One of the simplest ways to increase consumer awareness of nutritional supplements is through the labeling itself, and to get consumers to read labeling, you need color. "Where once supplement manufacturers may have used one or two colors for their labeling, they now need six- or seven-color graphics to compete effectively for shelf awareness and consumer 'grab factor,' " says Rick Harris, marketing and sales manager for the packaging business team of FLEXcon Company, Inc. (Spencer, MA).

The ball-and-socket hinge construction of these flip-top closures from Rexam provides a seal that sufficiently meets USP requirements.

Stand-alone containers commonly used for nutritional supplements require product information to appear directly on the label, explains Harris. Label suppliers are adapting to the surge of easy-to-use packages with convenient labels that can contain all of the detailed information required by regulatory directives on the container itself. "The evolution of FDA labeling requirements may force supplement manufacturers to adopt the same sort of packaging innovations as those being used in the OTC market. These include expanded label geography, as manifested by wrap-around labels and fold-out accordion-style labeling," says Harris.

The Duma Combi from Superfos is an innovative labeling solution for nutritional supplement manufacturers. It features a literature compartment on the container that allows for additional information to be included with the end product, says Pedersen. "This particular product gives manufacturers a lot of new possibilities. The flat facing of the container makes the label easy to see and gives label makers more freedom when designing the label because they don't have to take into consideration the limitations of, for example, a round shape."

Enzymatic Therapy took advantage of recent labeling innovations to present easy-to-use dosage recommendations. The industry standard for dosage recommendations has traditionally been based on age indicators.
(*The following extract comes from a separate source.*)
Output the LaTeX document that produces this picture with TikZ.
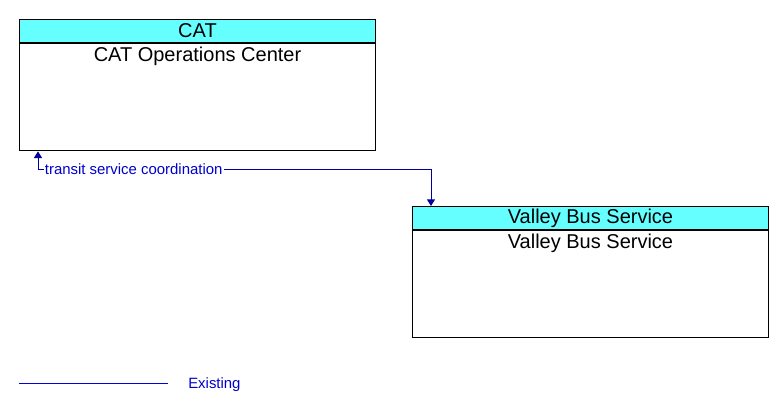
\documentclass[tikz,border=0pt]{standalone}
\usepackage{fontspec}
\setmainfont{Liberation Sans}
\usetikzlibrary{positioning,arrows.meta}

\definecolor{headCyan}{RGB}{102,255,255}
\definecolor{flowBlue}{RGB}{0,0,160}
\definecolor{textBlue}{RGB}{0,0,205}
\definecolor{legBlue}{RGB}{0,0,225}

\tikzset{
  elemHead/.style={draw, fill=headCyan, line width=0.75pt, minimum width=267pt,
    minimum height=17.25pt, inner sep=0pt, font=\fontsize{15}{15}\selectfont},
  elemBody/.style={draw, line width=0.75pt, minimum width=267pt,
    minimum height=80.5pt, inner sep=0pt},
  elemName/.style={anchor=north, inner sep=0pt, yshift=-3pt,
    font=\fontsize{15}{15}\selectfont},
  flow/.style={draw=flowBlue, line width=0.75pt,
    -{Triangle[length=5pt,width=6pt]}},
  flowLabel/.style={anchor=west, fill=white, inner sep=0.8pt, text=textBlue,
    font=\fontsize{11.2}{11.2}\selectfont}
}

\begin{document}
\begin{tikzpicture}[x=0.75pt, y=-0.75pt]
  \useasboundingbox (0,0) rectangle (783,412);

  % CAT
  \node[elemHead, anchor=north west] (catHead) at (19,19) {CAT};
  \node[elemBody, below=0pt of catHead] (catBody) {};
  \node[elemName] (catName) at (catBody.north) {CAT Operations Center};

  % Valley Bus Service
  \node[elemHead, anchor=north west] (valleyHead) at (412,206) {Valley Bus Service};
  \node[elemBody, below=0pt of valleyHead] (valleyBody) {};
  \node[elemName] (valleyName) at (valleyBody.north) {Valley Bus Service};

  % Flow
  \draw[flow, {Triangle[length=5pt,width=6pt]}-{Triangle[length=5pt,width=6pt]}]
    ([xshift=14.25pt]catBody.south west) -- ++(0,18)
    node[flowLabel, xshift=4pt] (flowText) {transit service coordination}
    -| ([xshift=14.25pt]valleyHead.north west);

  % Legend
  \coordinate (legStart) at (19,383);
  \coordinate (legEnd) at (168,383);
  \draw[legBlue, line width=0.75pt] (legStart) -- (legEnd);
  \node[anchor=west, inner sep=0pt, text=textBlue,
    font=\fontsize{11.2}{11.2}\selectfont] (legText) at (188,384.5) {Existing};
\end{tikzpicture}
\end{document}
Enzymatic Therapy has developed a package for its Heart Health line that features guidelines for determining individual dosage levels. The Heart Factor Chart, which is included on the back of the label, divides dosage levels into three different categories based on dosage quantity and frequency. Enzymatic Therapy's Carlson says, "This industry continues to work with label suppliers to efficiently place the vast amounts of information required on each product in a limited amount of space."

Bearing copy space requirements for labels in mind, manufacturers should explore the functionality of labels. Harris explains, "Labels must survive the chipping and rubbing that occurs during dispensing and distribution, and withstand the rigors of everyday use." High-performance, pressure-sensitive films and adhesives, such as polyethylene, polypropylene, and acetate films, are capable of withstanding end-use application challenges including moisture, humidity, handling, and exposure to container contents, says Harris.

THE END

Powerfully driven by consumer needs, nutritional supplement manufacturers are scurrying to discover or create the next best product. However, matters of convenience and product stability should be considered jointly. Creating a quality product becomes a balancing act between choosing the right container, closure, and label, among other things. And every manufacturer wants to be able to offer consumers an easy-to-use product. But in doing so, Carlson states, "You cannot undermine the integrity of your product."